This short poem illustrates Tim’s double-voice as both a gay and deeply religious poet. As Bryan Waterman observes, “A number of signifiers [in the poem] resonate with a Mormon audience: God’s ’still small voice’” “a favorite Primary phrase” with considerable cache in the Church’s pedagogical culture. Additionally, we have “the ‘vision of that tree’ protected by ‘cherubim and a flaming sword,’ meaning the Tree of Life in the Garden of Eden,” though Tim’s language recalls a) the prominent visions of Mormon history, specifically Lehi’s dream, and b) the role this Tree and the cherubim charged to protect it play in the LDS temple endowment ritual, which, in Brigham Young’s words, is “to receive all those ordinances in the House of the Lord, which are necessary for you, after you have departed this life, to enable you to walk back to the presence of the Father, passing the angels who stand as sentinels [before the Tree of Life], being able to give them the key words, the signs and tokens, pertaining to the holy Priesthood, and gain your eternal exaltation in spite of earth and hell.”
That the poet rejects the merit of such institutionally-mediated spirituality is suggested by the poem’s negatives (four nots, two nors) and the image of the “lopped-off branch,” which, Waterman suggests, not only “brings to mind New Testament imagery, but also the allegory of the olive tree in Jacob 5 in the Book of Mormon.” Here the poet seems to engage Zenos’ figuration of the House of Israel in terms of the allegorical pruning/dissemination process: healthy and diseased branches (lineages) are cut off of the main tree (parent lineage) and scattered throughout the vineyard (racial/ethnic diaspora) where they’re grafted into other trees in order to preserve the branches’ potential to bear fruit (inter-ethnic assimilation to the end of salvation).
Yet the poet also asserts a revision of this schema in his “recollect[ion],” which, he admits, is really a failure to recollect—or at least to recollect properly, i.e., in a way sanctioned by the residual Mormonism he engages again and again in his work.
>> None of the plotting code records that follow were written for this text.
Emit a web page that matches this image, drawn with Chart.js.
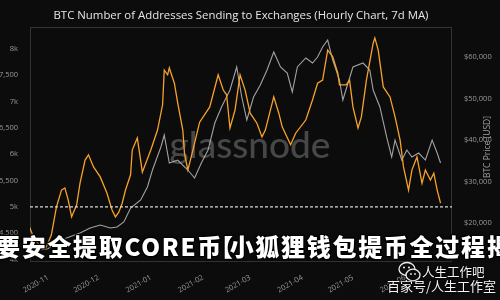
<!DOCTYPE html>
<html>
<head>
<meta charset="utf-8">
<script src="https://cdn.jsdelivr.net/npm/chart.js@4.4.1/dist/chart.umd.min.js"></script>
<style>
  html, body { margin: 0; padding: 0; background: #0c0c0c; overflow: hidden; }
  #wrap { position: relative; width: 500px; height: 300px; overflow: hidden; }
  #chart { position: absolute; left: 0; top: 0; }
  .banner {
    position: absolute; left: -4px; top: 231px; white-space: nowrap;
    font-family: 'Noto Sans CJK SC', sans-serif; font-weight: 900; font-size: 24px;
    line-height: 30px; letter-spacing: 1.7px; color: #fff;
    text-shadow: 1px 1px 0 #000, -1px -1px 0 #000, 1px -1px 0 #000, -1px 1px 0 #000, 0 0 4px #000;
  }
  .banner .br { margin-left: -14px; margin-right: -5px; }
  .wm1, .wm2 {
    position: absolute; white-space: nowrap; color: #f4f4f4;
    font-family: 'Noto Sans CJK SC', sans-serif; text-shadow: 0 0 2px #000, 0 0 1px #000;
  }
  .wm1 { left: 422px; top: 264px; font-size: 12.5px; line-height: 16px; }
  .wm2 { left: 387px; top: 277px; font-size: 13px; line-height: 17px; }
  .wechat { position: absolute; left: 398px; top: 261px; }
</style>
</head>
<body>
<div id="wrap">
  <canvas id="chart" width="500" height="300"></canvas>
  <div class="banner">要安全提取CORE币<span class="br">【</span>小狐狸钱包提币全过程揭</div>
  <svg class="wechat" width="24" height="22" viewBox="0 0 24 22">
    <ellipse cx="9" cy="8" rx="8" ry="6.5" fill="none" stroke="#eee" stroke-width="1.3"/>
    <ellipse cx="15" cy="14" rx="7" ry="5.8" fill="#0c0c0c" stroke="#eee" stroke-width="1.3"/>
    <circle cx="6" cy="6.5" r="1" fill="#eee"/><circle cx="11" cy="6.5" r="1" fill="#eee"/>
    <circle cx="13" cy="13" r="0.9" fill="#eee"/><circle cx="17" cy="13" r="0.9" fill="#eee"/>
  </svg>
  <div class="wm1">人生工作吧</div>
  <div class="wm2">百家号/人生工作室</div>
</div>
<script>
// days since 2020-11-01
const addrDays = [-11,-8,-5,-1,2,5,8,10,12,14,17,19,22,24,27,31,35,38,40,42,44,46,49,50,53,56,
  61,65,68,69,71,72,75,77,80,81,83,86,90,96,101,104,106,108,111,114,117,120,124,127,129,132,134,
  137,139,144,147,153,157,160,163,166,169,172,173,177,179,181,184,186,189,193,194,196,199,203,206,
  209,211,214,216,219,222,224,227,229,231,233];
const addrCounts = [4620,4370,4280,4240,4470,5000,5320,5360,5130,4810,5040,5450,5890,5990,5760,5570,
  5260,4940,4810,4900,5070,5320,5610,6080,6310,5660,6080,6460,6940,7600,7510,7640,7350,6970,6460,
  6020,5700,6080,6610,6900,7510,7220,7130,6500,6840,7510,7220,6780,6590,6330,6460,6840,7090,6780,
  6520,6180,6400,6650,7030,7350,7410,7980,7850,7540,7320,7320,7410,6900,6500,6710,7410,8110,8210,
  7980,7280,7090,6710,6270,5760,5320,5700,5950,5450,5700,5510,5640,5320,5070];

const priceDays = [-11,-5,0,5,11,19,25,31,37,41,45,49,55,59,62,67,69,72,77,83,87,91,95,99,103,108,
  112,115,118,122,126,130,134,138,142,145,148,153,157,160,163,166,169,173,175,181,187,191,193,197,
  201,204,206,210,213,216,220,224,228,231,233];
const priceUsd = [12900,13500,13800,15420,16380,17590,18800,19520,18800,19040,20240,23620,25540,
  28680,32770,38320,41210,34460,35180,32770,30850,34460,37590,44100,47960,52050,57600,50370,44820,
  50370,53260,56870,61210,57600,56150,51570,57600,59770,58560,60010,62420,64100,59280,54460,49640,
  57600,58560,56870,52050,47960,40730,35910,40000,35180,37590,35910,36870,35180,40000,36870,34460];

const monthTicks  = [0, 30, 61, 92, 120, 151, 181, 212];
const monthLabels = ['2020-11','2020-12','2021-01','2021-02','2021-03','2021-04','2021-05','2021-06'];
const addrTicks   = [4000,4500,5000,5500,6000,6500,7000,7500,8000];
const addrLabels  = ['4k','4,500','5k','5,500','6k','6,500','7k','7,500','8k'];
const priceTicks  = [20000,30000,40000,50000,60000];
const priceLabels = ['$20,000','$30,000','$40,000','$50,000','$60,000'];
const refLevel = 5000;

const TITLE = 'BTC Number of Addresses Sending to Exchanges (Hourly Chart, 7d MA)';
const TICK_FONT = { family: "'Open Sans', sans-serif", size: 7.5 };
const TICK_COLOR = '#9a9a9a';

const decor = {
  id: 'decor',
  beforeDraw(chart) {
    const c = chart.ctx;
    c.save();
    c.fillStyle = '#0c0c0c';
    c.fillRect(0, 0, chart.width, chart.height);
    c.restore();
  },
  beforeDatasetsDraw(chart) {
    const c = chart.ctx;
    c.save();
    c.fillStyle = 'rgba(120,120,120,0.55)';
    c.font = "500 37px Lato, 'Open Sans', sans-serif";
    c.textAlign = 'center';
    c.textBaseline = 'alphabetic';
    c.fillText('glassnode', 250, 158);
    c.restore();
  },
  afterDatasetsDraw(chart) {
    const { ctx: c, chartArea: a, scales } = chart;
    const y = scales.y.getPixelForValue(refLevel);
    c.save();
    c.strokeStyle = '#d8d8d8';
    c.lineWidth = 1.4;
    c.setLineDash([3, 2]);
    c.beginPath();
    c.moveTo(a.left, y);
    c.lineTo(a.right, y);
    c.stroke();
    c.setLineDash([]);
    c.strokeStyle = 'rgba(255,255,255,0.16)';
    c.lineWidth = 1;
    c.strokeRect(a.left + 0.5, a.top + 0.5, a.right - a.left - 1, a.bottom - a.top - 1);
    c.restore();
  },
  afterDraw(chart) {
    const c = chart.ctx;
    c.save();
    c.fillStyle = '#e6e6e6';
    c.font = "11.4px 'Open Sans', sans-serif";
    c.textAlign = 'center';
    c.textBaseline = 'middle';
    c.fillText(TITLE, 241, 16);
    c.translate(488, 147);
    c.rotate(-Math.PI / 2);
    c.fillStyle = '#a0a0a0';
    c.font = "8.5px 'Open Sans', sans-serif";
    c.fillText('BTC Price [USD]', 0, 0);
    c.restore();
  },
};

function fixTicks(values) {
  return scale => { scale.ticks = values.map(v => ({ value: v })); };
}

new Chart(document.getElementById('chart').getContext('2d'), {
  type: 'line',
  data: {
    datasets: [
      {
        label: 'Addresses',
        data: addrDays.map((d, i) => ({ x: d, y: addrCounts[i] })),
        borderColor: '#f7a22a',
        borderWidth: 1.3,
        pointRadius: 0,
        tension: 0,
        yAxisID: 'y',
        order: 1,
      },
      {
        label: 'BTC Price',
        data: priceDays.map((d, i) => ({ x: d, y: priceUsd[i] })),
        borderColor: 'rgba(200,200,200,0.8)',
        borderWidth: 1.1,
        pointRadius: 0,
        tension: 0,
        yAxisID: 'y2',
        order: 2,
      },
    ],
  },
  options: {
    responsive: false,
    animation: false,
    devicePixelRatio: 1,
    layout: { padding: { top: 27, left: 0, right: 0, bottom: 0 } },
    plugins: { legend: { display: false }, tooltip: { enabled: false } },
    scales: {
      x: {
        type: 'linear',
        min: -10.7,
        max: 239.8,
        grid: { display: false },
        border: { display: false },
        afterBuildTicks: fixTicks(monthTicks),
        afterFit: s => { s.height = 38; },
        ticks: {
          autoSkip: false, minRotation: 30, maxRotation: 30, padding: 3,
          font: TICK_FONT, color: TICK_COLOR,
          callback: (v, i) => monthLabels[i],
        },
      },
      y: {
        position: 'left',
        min: 3953,
        max: 8418,
        grid: { display: false },
        border: { display: false },
        afterBuildTicks: fixTicks(addrTicks),
        afterFit: s => { s.width = 30; },
        ticks: { padding: 4, font: TICK_FONT, color: TICK_COLOR, callback: (v, i) => addrLabels[i] },
      },
      y2: {
        position: 'right',
        min: 10600,
        max: 67240,
        grid: { display: false },
        border: { display: false },
        afterBuildTicks: fixTicks(priceTicks),
        afterFit: s => { s.width = 48; },
        ticks: { padding: 4, font: TICK_FONT, color: TICK_COLOR, callback: (v, i) => priceLabels[i] },
      },
    },
  },
  plugins: [decor],
});
</script>
</body>
</html>
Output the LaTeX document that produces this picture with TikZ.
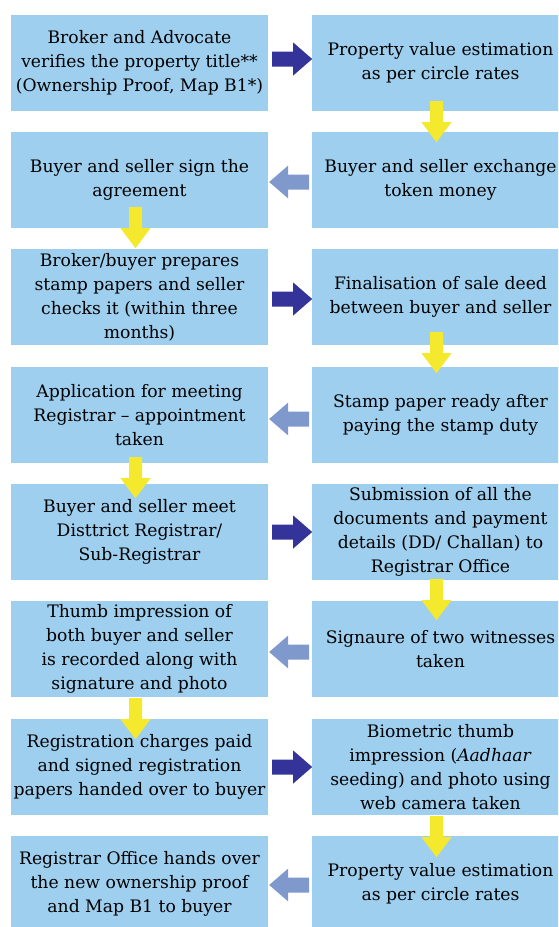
\documentclass[tikz,border=0pt]{standalone}
\usepackage{fontspec}
\setmainfont{DejaVu Serif}
\usetikzlibrary{calc}
\definecolor{boxblue}{RGB}{158,207,239}
\definecolor{darkarr}{RGB}{51,51,153}
\definecolor{lightarr}{RGB}{128,153,204}
\definecolor{yel}{RGB}{245,233,45}
\tikzset{
  stepbox/.style={fill=boxblue, minimum width=257pt, minimum height=96pt,
    inner sep=0pt, align=center, font=\fontsize{17.2}{24}\selectfont, text=black},
  yelarrow/.style={fill=yel},
  darkarrow/.style={fill=darkarr},
  lightarrow/.style={fill=lightarr}
}
% #1 node above, #2 vertical start offset from its bottom edge
\newcommand{\downarr}[2]{\fill[yelarrow, shift={(#1.south)}, yshift=-#2pt] (-10.5,0) -- (2.5,0) -- (2.5,21) -- (11,21) -- (-4,41) -- (-19,21) -- (-10.5,21) -- cycle;}
% #1 left node, #2 vertical offset of centre line
\newcommand{\rightarr}[2]{\fill[darkarrow, shift={(#1.east)}, yshift=-#2pt] (4,-7.5) -- (25,-7.5) -- (25,-16.5) -- (44,0) -- (25,16.5) -- (25,7.5) -- (4,7.5) -- cycle;}
\newcommand{\leftarr}[2]{\fill[lightarrow, shift={(#1.east)}, yshift=-#2pt] (1,0) -- (20,-16.5) -- (20,-7.5) -- (41,-7.5) -- (41,7.5) -- (20,7.5) -- (20,16.5) -- cycle;}
\begin{document}
\begin{tikzpicture}[x=1pt,y=-1pt]
\clip (0,0) rectangle (558,927);
\fill[white] (0,0) rectangle (558,927);
% left column
\node[stepbox] (l1) at (139.5,63) {Broker and Advocate\\verifies the property title**\\(Ownership Proof, Map B1*)};
\node[stepbox] (l2) at (139.5,180) {Buyer and seller sign the\\agreement};
\node[stepbox] (l3) at (139.5,297) {Broker/buyer prepares\\stamp papers and seller\\checks it (within three\\months)};
\node[stepbox] (l4) at (139.5,415) {Application for meeting\\Registrar – appointment\\taken};
\node[stepbox] (l5) at (139.5,532) {Buyer and seller meet\\Disttrict Registrar/\\Sub-Registrar};
\node[stepbox] (l6) at (139.5,649) {Thumb impression of\\both buyer and seller\\is recorded along with\\signature and photo};
\node[stepbox] (l7) at (139.5,767) {Registration charges paid\\and signed registration\\papers handed over to buyer};
\node[stepbox] (l8) at (139.5,884) {Registrar Office hands over\\the new ownership proof\\and Map B1 to buyer};
% right column
\node[stepbox] (r1) at (440.5,63) {Property value estimation\\as per circle rates};
\node[stepbox] (r2) at (440.5,180) {Buyer and seller exchange\\token money};
\node[stepbox] (r3) at (440.5,297) {Finalisation of sale deed\\between buyer and seller};
\node[stepbox] (r4) at (440.5,415) {Stamp paper ready after\\paying the stamp duty};
\node[stepbox] (r5) at (440.5,532) {Submission of all the\\documents and payment\\details (DD/ Challan) to\\Registrar Office};
\node[stepbox] (r6) at (440.5,649) {Signaure of two witnesses\\taken};
\node[stepbox] (r7) at (440.5,767) {Biometric thumb\\impression (\textit{Aadhaar}\\seeding) and photo using\\web camera taken};
\node[stepbox] (r8) at (440.5,884) {Property value estimation\\as per circle rates};
% arrows
\rightarr{l1}{-4}
\downarr{r1}{-10}
\leftarr{l2}{2}
\downarr{l2}{-21}
\rightarr{l3}{2}
\downarr{r3}{-13}
\leftarr{l4}{4}
\downarr{l4}{-6}
\rightarr{l5}{0}
\downarr{r5}{-1}
\leftarr{l6}{3}
\downarr{l6}{1}
\rightarr{l7}{0}
\downarr{r7}{1}
\leftarr{l8}{1}
\end{tikzpicture}
\end{document}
This revision is evident in the idea that, even though he has “lop[ped]” himself off from the religion’s hierarchical network of eternal-life-granting rituals by openly pursuing a homosexual lifestyle (his “lust”), he still stands in a shadow of that Tree, neither dead nor fully alive without the communion wrought through some degree of fellowship–even if it’s only textual fellowship and even if he’s only wagging his “flower[ing]” “branch” at naysayers–with the network and “love” that Tree represents.
Waterman points out that “the tension between the two voices” competing for our attention here—the gay voice and the Mormon voice—”accounts for [the poem’s] vitality” (something I’ve really only touched upon). That is, as each of Tim’s identities brushes against and overlaps the other, the text becomes increasingly and fruitfully complex, revealing an intricate layering of tones and metaphors that would be incomplete without due consideration of Tim’s multiple selves, including—perhaps in this case, especially—his Mormon identity and experience.